Clean Earth Trust on a mission to monitor coastline’s rubbish

DETAILED monitoring of rubbish on Guernsey’s coastline will help in deciding what can be done about it, according to a local charity.

The Clean Earth Trust’s primary objective is to limit negative human impact on the environment.

Helped by funding from the Guernsey Community Foundation, the CET plans to hold weekly surveys on the island’s beaches and record its findings. It aims to get a broad and detailed understanding of waste and plastic deposition on the shores, which can be monitored year-on-year.

‘There’s a lot already happening on our beaches with organised cleans and what you can see on the Found on the Beach in Guernsey Facebook profile,’ said CET community engagement Helen Quin.

There was also the Guernsey Waste Wombling scheme.

‘This is about taking the goodwill of the people and turning it into a citizen science project.’

The shoreline between the Cobo kiosk and Saline slipway at Grandes Rocques was the latest stretch to undergo inspection.
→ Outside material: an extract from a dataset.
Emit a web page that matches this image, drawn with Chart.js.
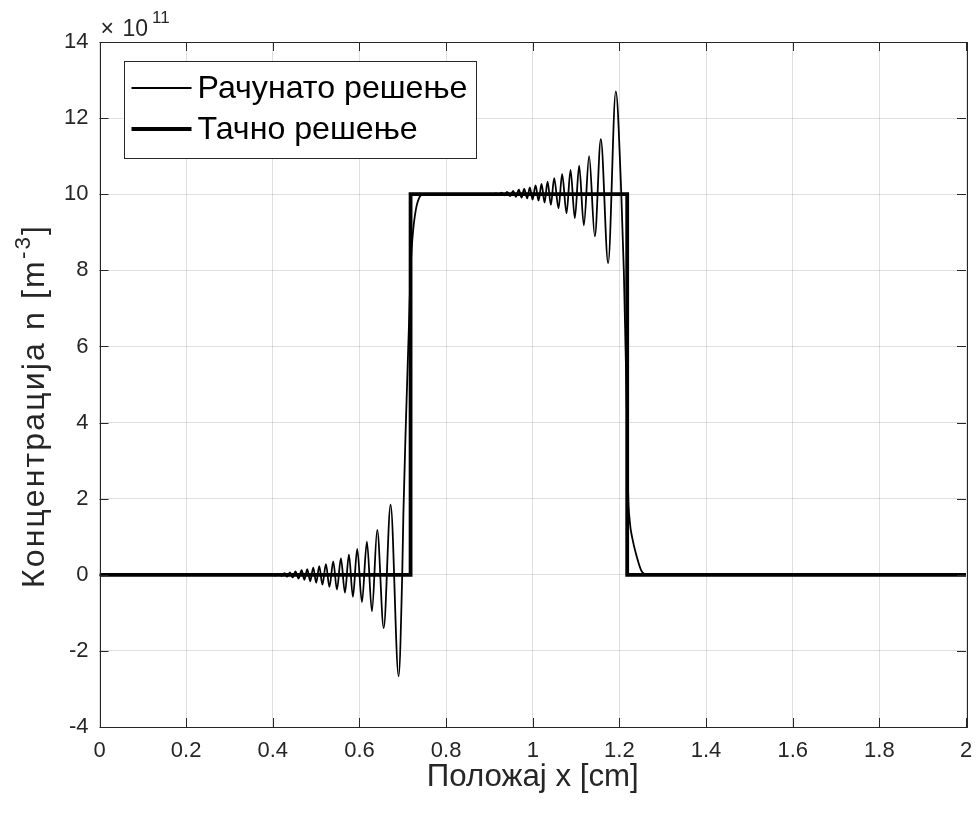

Findings will be recorded on a Marine Conservation Society survey form.

‘We’ve found dog poo – some bagged some not – plastic bags, coffee cups, fishing rope, polystyrene, a toothbrush, bottles caps and lids, micro plastics and cigarette butts,’ said Miss Quin.

‘The things we want to establish include whether the waste is residential or international, and which parts of the coast are the most affected.’

Scotty Bradbury, 6, has been learning at school about the dangers of waste getting into the environment. (29095023)

Sharing information with the public as they went along was important as while there would be an annual report it was an organic project.

Miss Quin is inviting businesses to get involved and she said they might want to do this through their Corporate Social Responsibility programmes.

The CET enjoyed a good relationship with Guernsey Waste, Agriculture, Countryside and Land Management Services, and La Societe Guernesiaise.

Scotty Bradbury, 6, who goes to Hautes Capelles, was among those taking part in the latest survey.

‘We are doing about rubbish at school and I want to help to keep the planet safe,’ he said.

The school work included a play about the journey of a plastic bag, where it ends up, and who eats it.